Cairn, Pollacorragune, Co. Galway
Co. Galway |
Cairns
A low mound of heaped stone sits in a field in north Galway, ten metres long and running north to south, unremarkable at a glance and yet locally understood to mark the grave of a saint.
The cairn at Pollacorragune, a roughly elongated pile of stone measuring four metres wide and a metre and a half high, is not the kind of monument that announces itself. There is no inscription, no formal enclosure, no interpretive board. What gives it weight is what people in the area have long believed about it: that beneath it lies St Benan.
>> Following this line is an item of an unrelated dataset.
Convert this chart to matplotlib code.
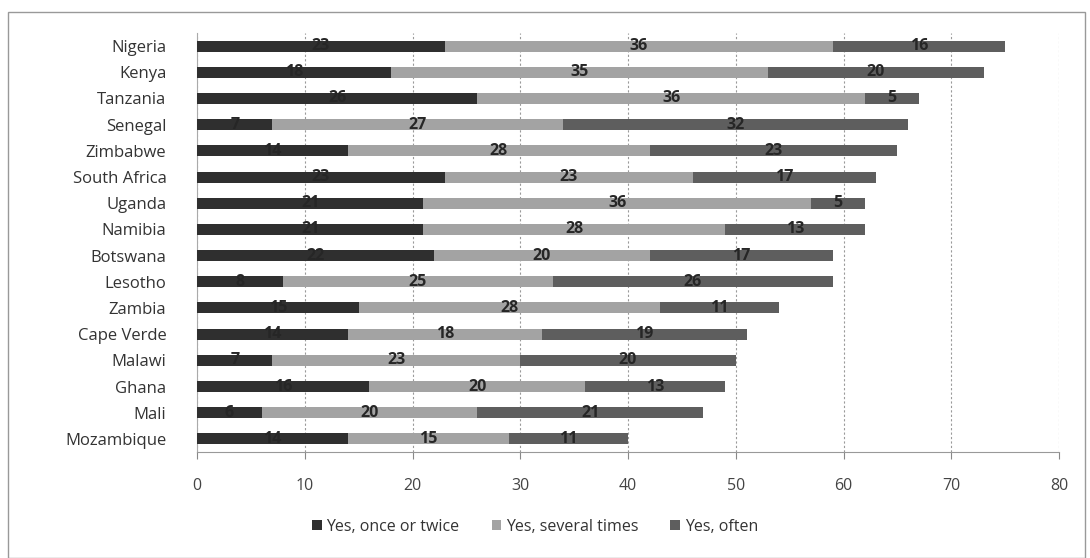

Benan, also known as Benignus, is associated in Irish tradition with St Patrick, said to have been his psalmist and eventual successor as the leading figure of the Irish church. Whether or not the historical record supports a burial in Galway, the landscape around Kilbenan preserves his name and the pattern of early ecclesiastical settlement that often gathered around the memory of a founding saint. The cairn lies roughly 150 metres north of the early church site at Kilbenan, placing it within a cluster of features that together constitute the remains of what was once a significant religious site. A cairn of this type, a field monument built from gathered stone rather than cut masonry, is among the oldest and least adorned forms of burial marker in the Irish landscape, and the fact that this one has retained a local tradition of sanctity across centuries says something about how persistently such associations can cling to a place.